* GIVEN REQUEST *
Everything from the line with "Recreate this image" through the line with "tick_size = 15.4", inclusive, should be repeated exactly, except the pictures.

* SUPPLIED ENTRIES *

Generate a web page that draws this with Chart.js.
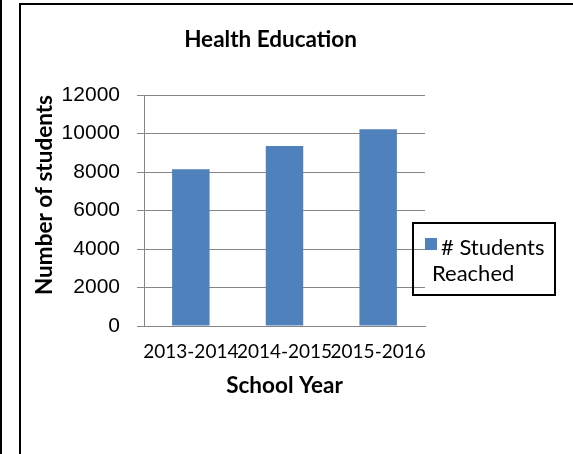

...

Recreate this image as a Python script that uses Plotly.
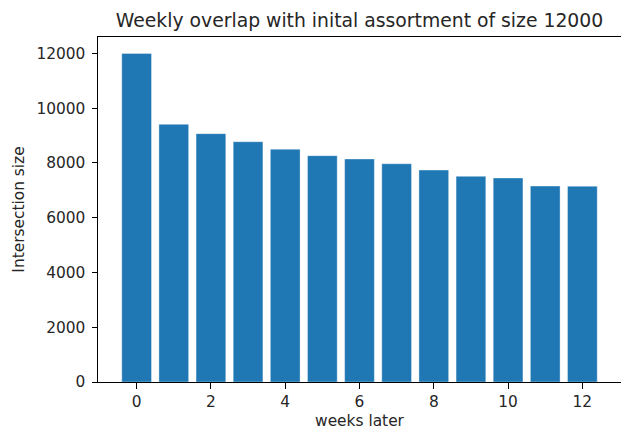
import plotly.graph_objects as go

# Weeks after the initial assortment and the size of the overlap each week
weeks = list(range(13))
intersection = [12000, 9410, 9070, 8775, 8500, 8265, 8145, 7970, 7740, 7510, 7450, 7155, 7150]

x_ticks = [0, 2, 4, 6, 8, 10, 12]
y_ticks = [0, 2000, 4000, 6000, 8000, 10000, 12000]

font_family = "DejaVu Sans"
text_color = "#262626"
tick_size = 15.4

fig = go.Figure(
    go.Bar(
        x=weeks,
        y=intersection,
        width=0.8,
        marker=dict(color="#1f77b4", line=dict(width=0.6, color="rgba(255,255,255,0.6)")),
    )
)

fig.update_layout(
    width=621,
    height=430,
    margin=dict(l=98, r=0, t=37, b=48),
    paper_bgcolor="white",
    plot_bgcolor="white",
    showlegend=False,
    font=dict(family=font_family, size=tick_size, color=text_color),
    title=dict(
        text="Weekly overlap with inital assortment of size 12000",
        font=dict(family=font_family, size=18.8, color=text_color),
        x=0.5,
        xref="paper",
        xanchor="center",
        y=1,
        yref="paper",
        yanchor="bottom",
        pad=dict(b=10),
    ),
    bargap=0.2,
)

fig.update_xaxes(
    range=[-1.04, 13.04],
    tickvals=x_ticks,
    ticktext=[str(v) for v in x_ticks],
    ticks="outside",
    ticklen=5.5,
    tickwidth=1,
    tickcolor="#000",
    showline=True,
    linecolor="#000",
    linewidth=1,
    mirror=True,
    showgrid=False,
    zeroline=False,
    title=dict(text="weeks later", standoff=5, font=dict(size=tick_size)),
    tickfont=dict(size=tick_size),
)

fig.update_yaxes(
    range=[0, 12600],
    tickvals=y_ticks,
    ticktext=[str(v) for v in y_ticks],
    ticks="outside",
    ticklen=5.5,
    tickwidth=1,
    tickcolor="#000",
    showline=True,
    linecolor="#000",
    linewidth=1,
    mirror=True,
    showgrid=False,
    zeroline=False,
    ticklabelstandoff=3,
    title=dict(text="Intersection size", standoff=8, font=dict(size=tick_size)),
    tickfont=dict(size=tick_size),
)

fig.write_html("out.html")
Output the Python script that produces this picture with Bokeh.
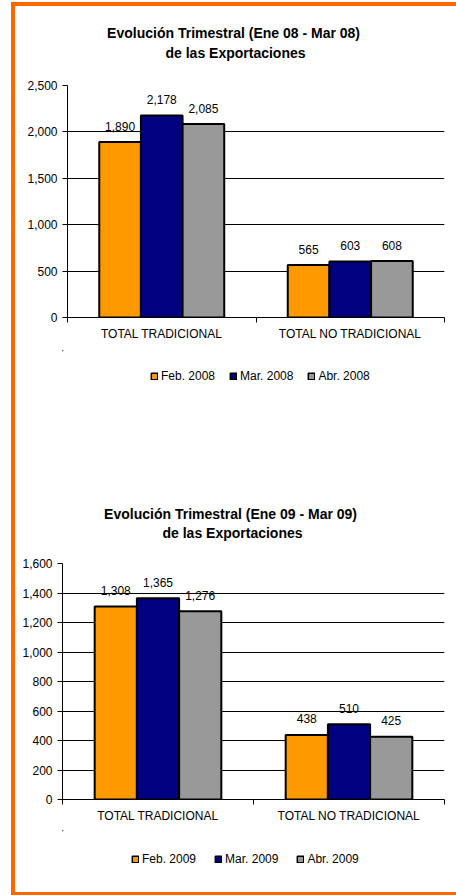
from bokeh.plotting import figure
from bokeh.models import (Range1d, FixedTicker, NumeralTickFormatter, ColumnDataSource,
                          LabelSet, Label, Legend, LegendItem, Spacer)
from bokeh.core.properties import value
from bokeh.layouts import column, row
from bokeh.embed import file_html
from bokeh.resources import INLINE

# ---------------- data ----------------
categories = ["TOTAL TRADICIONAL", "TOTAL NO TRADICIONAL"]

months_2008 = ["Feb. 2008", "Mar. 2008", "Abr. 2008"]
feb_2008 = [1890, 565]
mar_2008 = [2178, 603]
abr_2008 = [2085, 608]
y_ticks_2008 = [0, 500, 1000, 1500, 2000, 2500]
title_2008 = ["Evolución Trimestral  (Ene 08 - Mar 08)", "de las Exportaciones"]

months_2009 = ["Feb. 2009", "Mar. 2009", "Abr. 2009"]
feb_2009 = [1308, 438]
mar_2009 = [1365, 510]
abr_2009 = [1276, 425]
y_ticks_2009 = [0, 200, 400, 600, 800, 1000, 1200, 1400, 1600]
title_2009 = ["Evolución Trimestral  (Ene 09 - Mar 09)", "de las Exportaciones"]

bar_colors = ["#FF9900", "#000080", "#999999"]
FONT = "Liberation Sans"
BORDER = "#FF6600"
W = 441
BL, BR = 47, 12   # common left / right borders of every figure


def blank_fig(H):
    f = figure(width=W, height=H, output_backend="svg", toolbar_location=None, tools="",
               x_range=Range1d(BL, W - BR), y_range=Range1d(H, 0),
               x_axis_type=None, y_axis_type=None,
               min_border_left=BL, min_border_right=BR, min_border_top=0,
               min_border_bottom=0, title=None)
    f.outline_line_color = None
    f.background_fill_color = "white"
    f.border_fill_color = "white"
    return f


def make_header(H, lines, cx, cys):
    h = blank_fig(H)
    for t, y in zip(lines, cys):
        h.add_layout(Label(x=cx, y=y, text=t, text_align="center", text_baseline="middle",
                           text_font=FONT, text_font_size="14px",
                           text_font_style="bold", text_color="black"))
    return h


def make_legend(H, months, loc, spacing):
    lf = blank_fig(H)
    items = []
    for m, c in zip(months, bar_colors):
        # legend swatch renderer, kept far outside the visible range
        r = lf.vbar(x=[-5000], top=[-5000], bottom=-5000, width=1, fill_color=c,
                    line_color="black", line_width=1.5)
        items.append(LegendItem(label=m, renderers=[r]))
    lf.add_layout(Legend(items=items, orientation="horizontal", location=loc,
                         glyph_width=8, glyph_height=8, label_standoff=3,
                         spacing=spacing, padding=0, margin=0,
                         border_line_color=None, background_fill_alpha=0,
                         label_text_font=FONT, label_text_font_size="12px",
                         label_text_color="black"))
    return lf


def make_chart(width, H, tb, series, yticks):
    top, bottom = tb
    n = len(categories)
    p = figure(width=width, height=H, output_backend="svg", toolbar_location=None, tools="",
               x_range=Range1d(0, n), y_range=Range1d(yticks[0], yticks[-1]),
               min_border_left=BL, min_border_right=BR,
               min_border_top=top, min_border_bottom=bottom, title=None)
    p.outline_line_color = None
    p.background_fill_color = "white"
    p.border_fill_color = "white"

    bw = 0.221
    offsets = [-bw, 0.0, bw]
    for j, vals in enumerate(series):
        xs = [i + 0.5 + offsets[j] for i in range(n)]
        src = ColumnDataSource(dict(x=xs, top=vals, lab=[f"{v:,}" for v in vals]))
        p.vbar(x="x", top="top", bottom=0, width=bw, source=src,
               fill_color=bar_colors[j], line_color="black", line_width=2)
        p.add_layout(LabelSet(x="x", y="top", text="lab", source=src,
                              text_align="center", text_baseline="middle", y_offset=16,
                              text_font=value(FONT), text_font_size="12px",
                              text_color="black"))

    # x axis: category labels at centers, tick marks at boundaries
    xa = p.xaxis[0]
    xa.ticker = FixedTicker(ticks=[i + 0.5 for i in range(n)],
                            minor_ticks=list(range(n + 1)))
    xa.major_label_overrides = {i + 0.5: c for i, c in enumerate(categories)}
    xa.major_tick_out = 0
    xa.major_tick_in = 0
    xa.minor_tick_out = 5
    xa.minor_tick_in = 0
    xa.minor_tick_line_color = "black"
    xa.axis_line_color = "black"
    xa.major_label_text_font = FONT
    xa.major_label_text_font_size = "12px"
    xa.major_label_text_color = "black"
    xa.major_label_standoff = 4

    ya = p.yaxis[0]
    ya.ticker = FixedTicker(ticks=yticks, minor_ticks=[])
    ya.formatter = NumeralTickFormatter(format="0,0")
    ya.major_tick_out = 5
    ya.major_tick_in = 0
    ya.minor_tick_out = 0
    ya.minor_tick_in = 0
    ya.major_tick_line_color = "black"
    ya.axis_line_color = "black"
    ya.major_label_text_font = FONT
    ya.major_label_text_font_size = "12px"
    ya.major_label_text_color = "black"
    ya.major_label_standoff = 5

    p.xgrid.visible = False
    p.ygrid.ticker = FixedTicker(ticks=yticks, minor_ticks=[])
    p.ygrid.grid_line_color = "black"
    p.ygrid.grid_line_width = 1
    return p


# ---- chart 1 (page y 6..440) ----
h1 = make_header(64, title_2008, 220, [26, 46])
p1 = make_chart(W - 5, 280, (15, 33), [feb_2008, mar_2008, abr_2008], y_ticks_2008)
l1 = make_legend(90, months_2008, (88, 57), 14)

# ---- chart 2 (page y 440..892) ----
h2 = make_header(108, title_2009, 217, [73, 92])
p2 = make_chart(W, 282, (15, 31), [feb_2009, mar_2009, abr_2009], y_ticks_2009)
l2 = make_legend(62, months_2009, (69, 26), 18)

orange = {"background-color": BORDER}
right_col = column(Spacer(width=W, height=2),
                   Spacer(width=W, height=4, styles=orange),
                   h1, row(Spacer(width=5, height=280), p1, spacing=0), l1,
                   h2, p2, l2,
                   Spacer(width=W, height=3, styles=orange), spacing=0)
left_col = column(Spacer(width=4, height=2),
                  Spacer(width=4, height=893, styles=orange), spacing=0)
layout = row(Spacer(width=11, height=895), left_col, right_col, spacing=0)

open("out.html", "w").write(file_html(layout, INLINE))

---

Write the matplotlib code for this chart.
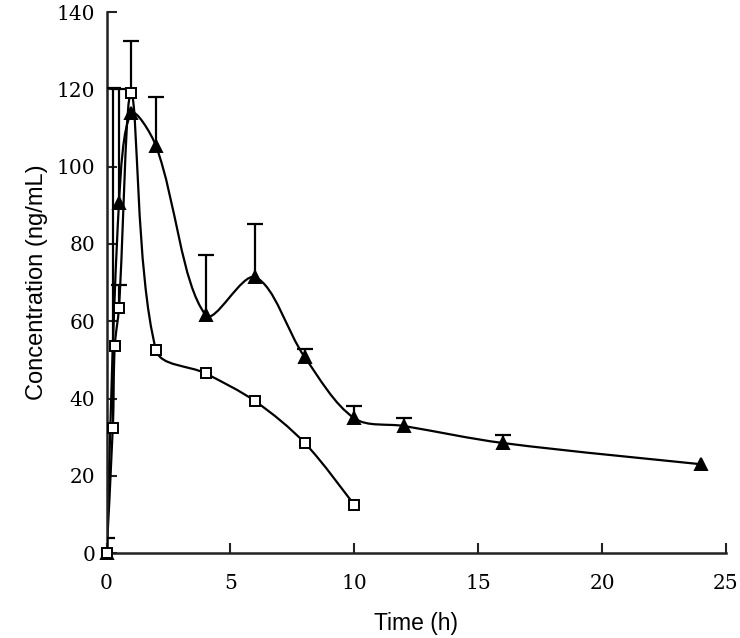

* OUTPUT BELOW *
Recreate this image as a Python script that uses Plotly.
import plotly.graph_objects as go

# Weeks after the initial assortment and the size of the overlap each week
weeks = list(range(13))
intersection = [12000, 9410, 9070, 8775, 8500, 8265, 8145, 7970, 7740, 7510, 7450, 7155, 7150]

x_ticks = [0, 2, 4, 6, 8, 10, 12]
y_ticks = [0, 2000, 4000, 6000, 8000, 10000, 12000]

font_family = "DejaVu Sans"
text_color = "#262626"
tick_size = 15.4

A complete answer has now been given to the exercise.